[Start of Data shown]

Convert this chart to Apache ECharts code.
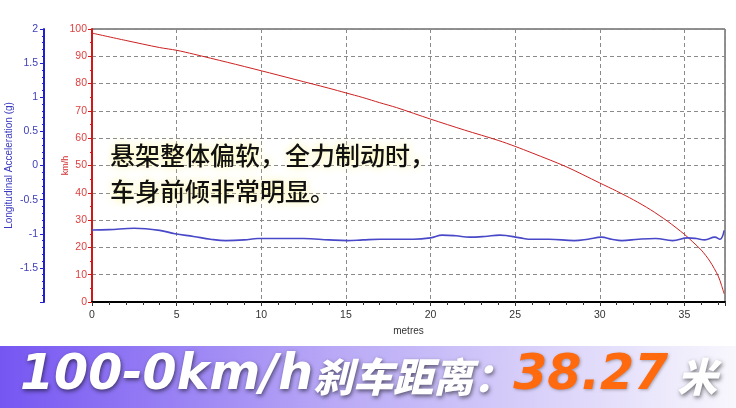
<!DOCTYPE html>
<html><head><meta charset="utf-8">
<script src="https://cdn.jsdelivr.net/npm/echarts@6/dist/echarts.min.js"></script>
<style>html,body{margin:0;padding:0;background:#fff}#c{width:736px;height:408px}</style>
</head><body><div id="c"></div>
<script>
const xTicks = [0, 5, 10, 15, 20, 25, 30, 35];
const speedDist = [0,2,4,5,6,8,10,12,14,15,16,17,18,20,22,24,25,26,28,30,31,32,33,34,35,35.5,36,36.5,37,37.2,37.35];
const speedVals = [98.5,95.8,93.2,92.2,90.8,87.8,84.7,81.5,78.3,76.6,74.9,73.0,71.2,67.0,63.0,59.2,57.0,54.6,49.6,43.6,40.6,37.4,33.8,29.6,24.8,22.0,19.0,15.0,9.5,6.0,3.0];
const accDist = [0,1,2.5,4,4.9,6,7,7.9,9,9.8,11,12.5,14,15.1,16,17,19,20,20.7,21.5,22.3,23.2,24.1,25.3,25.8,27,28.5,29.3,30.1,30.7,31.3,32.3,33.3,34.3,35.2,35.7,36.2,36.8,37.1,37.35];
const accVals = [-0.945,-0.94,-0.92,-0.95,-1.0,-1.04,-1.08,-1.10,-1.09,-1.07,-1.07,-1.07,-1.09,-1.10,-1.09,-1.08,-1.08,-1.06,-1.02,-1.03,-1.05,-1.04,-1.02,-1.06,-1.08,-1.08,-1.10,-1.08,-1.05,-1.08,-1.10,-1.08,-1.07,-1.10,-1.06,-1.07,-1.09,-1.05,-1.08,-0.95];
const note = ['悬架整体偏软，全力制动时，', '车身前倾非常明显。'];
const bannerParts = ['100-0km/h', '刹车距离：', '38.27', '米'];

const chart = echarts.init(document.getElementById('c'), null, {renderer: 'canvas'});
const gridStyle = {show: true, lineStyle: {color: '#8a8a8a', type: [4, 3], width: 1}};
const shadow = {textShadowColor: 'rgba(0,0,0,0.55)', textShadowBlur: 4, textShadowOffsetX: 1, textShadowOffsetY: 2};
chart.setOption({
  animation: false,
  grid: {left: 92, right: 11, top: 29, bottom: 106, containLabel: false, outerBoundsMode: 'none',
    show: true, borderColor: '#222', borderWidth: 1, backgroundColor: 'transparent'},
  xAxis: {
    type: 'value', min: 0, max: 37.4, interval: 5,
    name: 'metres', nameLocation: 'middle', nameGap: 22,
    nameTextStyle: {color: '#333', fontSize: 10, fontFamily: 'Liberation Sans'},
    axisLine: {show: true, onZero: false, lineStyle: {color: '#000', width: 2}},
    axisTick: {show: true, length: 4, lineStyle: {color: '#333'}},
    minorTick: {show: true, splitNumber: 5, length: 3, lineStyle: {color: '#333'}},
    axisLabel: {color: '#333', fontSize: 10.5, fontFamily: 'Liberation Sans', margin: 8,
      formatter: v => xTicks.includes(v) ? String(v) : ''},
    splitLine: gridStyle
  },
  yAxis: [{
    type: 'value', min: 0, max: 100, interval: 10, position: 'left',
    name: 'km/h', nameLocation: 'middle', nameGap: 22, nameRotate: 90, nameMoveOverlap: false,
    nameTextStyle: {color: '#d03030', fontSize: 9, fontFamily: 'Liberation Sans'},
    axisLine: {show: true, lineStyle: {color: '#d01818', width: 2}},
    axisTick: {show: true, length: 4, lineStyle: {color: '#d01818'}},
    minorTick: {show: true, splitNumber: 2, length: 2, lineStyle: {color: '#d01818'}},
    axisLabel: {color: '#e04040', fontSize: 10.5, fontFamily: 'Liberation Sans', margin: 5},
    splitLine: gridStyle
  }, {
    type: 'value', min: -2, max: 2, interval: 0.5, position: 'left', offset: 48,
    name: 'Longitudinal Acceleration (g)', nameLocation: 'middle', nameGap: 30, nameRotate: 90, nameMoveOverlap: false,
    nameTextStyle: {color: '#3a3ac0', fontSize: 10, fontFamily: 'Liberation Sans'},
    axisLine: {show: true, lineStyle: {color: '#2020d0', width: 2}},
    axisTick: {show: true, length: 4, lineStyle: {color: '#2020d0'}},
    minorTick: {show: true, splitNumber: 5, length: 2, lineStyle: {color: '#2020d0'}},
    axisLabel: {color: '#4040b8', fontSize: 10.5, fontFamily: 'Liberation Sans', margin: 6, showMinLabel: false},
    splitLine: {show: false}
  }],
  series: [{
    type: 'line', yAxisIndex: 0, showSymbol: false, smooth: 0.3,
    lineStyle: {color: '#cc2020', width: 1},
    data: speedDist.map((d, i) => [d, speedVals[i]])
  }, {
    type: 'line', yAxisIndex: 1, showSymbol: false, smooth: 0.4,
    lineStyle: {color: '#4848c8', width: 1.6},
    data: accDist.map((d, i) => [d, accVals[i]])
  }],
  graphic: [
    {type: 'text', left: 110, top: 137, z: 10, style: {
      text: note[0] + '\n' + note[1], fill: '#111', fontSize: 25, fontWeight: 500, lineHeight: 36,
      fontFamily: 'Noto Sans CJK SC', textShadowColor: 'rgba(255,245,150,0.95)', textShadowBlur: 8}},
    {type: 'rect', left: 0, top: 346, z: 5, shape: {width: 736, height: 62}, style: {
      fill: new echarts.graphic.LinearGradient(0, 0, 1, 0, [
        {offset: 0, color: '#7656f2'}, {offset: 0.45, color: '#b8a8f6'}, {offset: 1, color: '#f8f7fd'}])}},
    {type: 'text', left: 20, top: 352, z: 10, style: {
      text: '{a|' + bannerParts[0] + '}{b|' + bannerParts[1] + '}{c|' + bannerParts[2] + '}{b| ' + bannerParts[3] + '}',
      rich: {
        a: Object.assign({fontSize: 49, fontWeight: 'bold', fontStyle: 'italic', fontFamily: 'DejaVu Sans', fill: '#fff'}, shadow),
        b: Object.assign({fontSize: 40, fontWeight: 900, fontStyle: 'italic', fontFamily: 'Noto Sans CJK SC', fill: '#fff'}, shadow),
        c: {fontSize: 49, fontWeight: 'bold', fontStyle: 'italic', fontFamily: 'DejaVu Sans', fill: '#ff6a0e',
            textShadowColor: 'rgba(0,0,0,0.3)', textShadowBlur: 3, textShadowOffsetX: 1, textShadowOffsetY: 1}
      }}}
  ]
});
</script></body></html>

[End of Data shown]

▸ **Exercise**: Print out the whole of the material word for word, without pictures.

▸ **Task response**:
Convert this chart to Apache ECharts code.
<!DOCTYPE html>
<html><head><meta charset="utf-8">
<script src="https://cdn.jsdelivr.net/npm/echarts@6/dist/echarts.min.js"></script>
<style>html,body{margin:0;padding:0;background:#fff}#c{width:736px;height:408px}</style>
</head><body><div id="c"></div>
<script>
const xTicks = [0, 5, 10, 15, 20, 25, 30, 35];
const speedDist = [0,2,4,5,6,8,10,12,14,15,16,17,18,20,22,24,25,26,28,30,31,32,33,34,35,35.5,36,36.5,37,37.2,37.35];
const speedVals = [98.5,95.8,93.2,92.2,90.8,87.8,84.7,81.5,78.3,76.6,74.9,73.0,71.2,67.0,63.0,59.2,57.0,54.6,49.6,43.6,40.6,37.4,33.8,29.6,24.8,22.0,19.0,15.0,9.5,6.0,3.0];
const accDist = [0,1,2.5,4,4.9,6,7,7.9,9,9.8,11,12.5,14,15.1,16,17,19,20,20.7,21.5,22.3,23.2,24.1,25.3,25.8,27,28.5,29.3,30.1,30.7,31.3,32.3,33.3,34.3,35.2,35.7,36.2,36.8,37.1,37.35];
const accVals = [-0.945,-0.94,-0.92,-0.95,-1.0,-1.04,-1.08,-1.10,-1.09,-1.07,-1.07,-1.07,-1.09,-1.10,-1.09,-1.08,-1.08,-1.06,-1.02,-1.03,-1.05,-1.04,-1.02,-1.06,-1.08,-1.08,-1.10,-1.08,-1.05,-1.08,-1.10,-1.08,-1.07,-1.10,-1.06,-1.07,-1.09,-1.05,-1.08,-0.95];
const note = ['悬架整体偏软，全力制动时，', '车身前倾非常明显。'];
const bannerParts = ['100-0km/h', '刹车距离：', '38.27', '米'];

const chart = echarts.init(document.getElementById('c'), null, {renderer: 'canvas'});
const gridStyle = {show: true, lineStyle: {color: '#8a8a8a', type: [4, 3], width: 1}};
const shadow = {textShadowColor: 'rgba(0,0,0,0.55)', textShadowBlur: 4, textShadowOffsetX: 1, textShadowOffsetY: 2};
chart.setOption({
  animation: false,
  grid: {left: 92, right: 11, top: 29, bottom: 106, containLabel: false, outerBoundsMode: 'none',
    show: true, borderColor: '#222', borderWidth: 1, backgroundColor: 'transparent'},
  xAxis: {
    type: 'value', min: 0, max: 37.4, interval: 5,
    name: 'metres', nameLocation: 'middle', nameGap: 22,
    nameTextStyle: {color: '#333', fontSize: 10, fontFamily: 'Liberation Sans'},
    axisLine: {show: true, onZero: false, lineStyle: {color: '#000', width: 2}},
    axisTick: {show: true, length: 4, lineStyle: {color: '#333'}},
    minorTick: {show: true, splitNumber: 5, length: 3, lineStyle: {color: '#333'}},
    axisLabel: {color: '#333', fontSize: 10.5, fontFamily: 'Liberation Sans', margin: 8,
      formatter: v => xTicks.includes(v) ? String(v) : ''},
    splitLine: gridStyle
  },
  yAxis: [{
    type: 'value', min: 0, max: 100, interval: 10, position: 'left',
    name: 'km/h', nameLocation: 'middle', nameGap: 22, nameRotate: 90, nameMoveOverlap: false,
    nameTextStyle: {color: '#d03030', fontSize: 9, fontFamily: 'Liberation Sans'},
    axisLine: {show: true, lineStyle: {color: '#d01818', width: 2}},
    axisTick: {show: true, length: 4, lineStyle: {color: '#d01818'}},
    minorTick: {show: true, splitNumber: 2, length: 2, lineStyle: {color: '#d01818'}},
    axisLabel: {color: '#e04040', fontSize: 10.5, fontFamily: 'Liberation Sans', margin: 5},
    splitLine: gridStyle
  }, {
    type: 'value', min: -2, max: 2, interval: 0.5, position: 'left', offset: 48,
    name: 'Longitudinal Acceleration (g)', nameLocation: 'middle', nameGap: 30, nameRotate: 90, nameMoveOverlap: false,
    nameTextStyle: {color: '#3a3ac0', fontSize: 10, fontFamily: 'Liberation Sans'},
    axisLine: {show: true, lineStyle: {color: '#2020d0', width: 2}},
    axisTick: {show: true, length: 4, lineStyle: {color: '#2020d0'}},
    minorTick: {show: true, splitNumber: 5, length: 2, lineStyle: {color: '#2020d0'}},
    axisLabel: {color: '#4040b8', fontSize: 10.5, fontFamily: 'Liberation Sans', margin: 6, showMinLabel: false},
    splitLine: {show: false}
  }],
  series: [{
    type: 'line', yAxisIndex: 0, showSymbol: false, smooth: 0.3,
    lineStyle: {color: '#cc2020', width: 1},
    data: speedDist.map((d, i) => [d, speedVals[i]])
  }, {
    type: 'line', yAxisIndex: 1, showSymbol: false, smooth: 0.4,
    lineStyle: {color: '#4848c8', width: 1.6},
    data: accDist.map((d, i) => [d, accVals[i]])
  }],
  graphic: [
    {type: 'text', left: 110, top: 137, z: 10, style: {
      text: note[0] + '\n' + note[1], fill: '#111', fontSize: 25, fontWeight: 500, lineHeight: 36,
      fontFamily: 'Noto Sans CJK SC', textShadowColor: 'rgba(255,245,150,0.95)', textShadowBlur: 8}},
    {type: 'rect', left: 0, top: 346, z: 5, shape: {width: 736, height: 62}, style: {
      fill: new echarts.graphic.LinearGradient(0, 0, 1, 0, [
        {offset: 0, color: '#7656f2'}, {offset: 0.45, color: '#b8a8f6'}, {offset: 1, color: '#f8f7fd'}])}},
    {type: 'text', left: 20, top: 352, z: 10, style: {
      text: '{a|' + bannerParts[0] + '}{b|' + bannerParts[1] + '}{c|' + bannerParts[2] + '}{b| ' + bannerParts[3] + '}',
      rich: {
        a: Object.assign({fontSize: 49, fontWeight: 'bold', fontStyle: 'italic', fontFamily: 'DejaVu Sans', fill: '#fff'}, shadow),
        b: Object.assign({fontSize: 40, fontWeight: 900, fontStyle: 'italic', fontFamily: 'Noto Sans CJK SC', fill: '#fff'}, shadow),
        c: {fontSize: 49, fontWeight: 'bold', fontStyle: 'italic', fontFamily: 'DejaVu Sans', fill: '#ff6a0e',
            textShadowColor: 'rgba(0,0,0,0.3)', textShadowBlur: 3, textShadowOffsetX: 1, textShadowOffsetY: 1}
      }}}
  ]
});
</script></body></html>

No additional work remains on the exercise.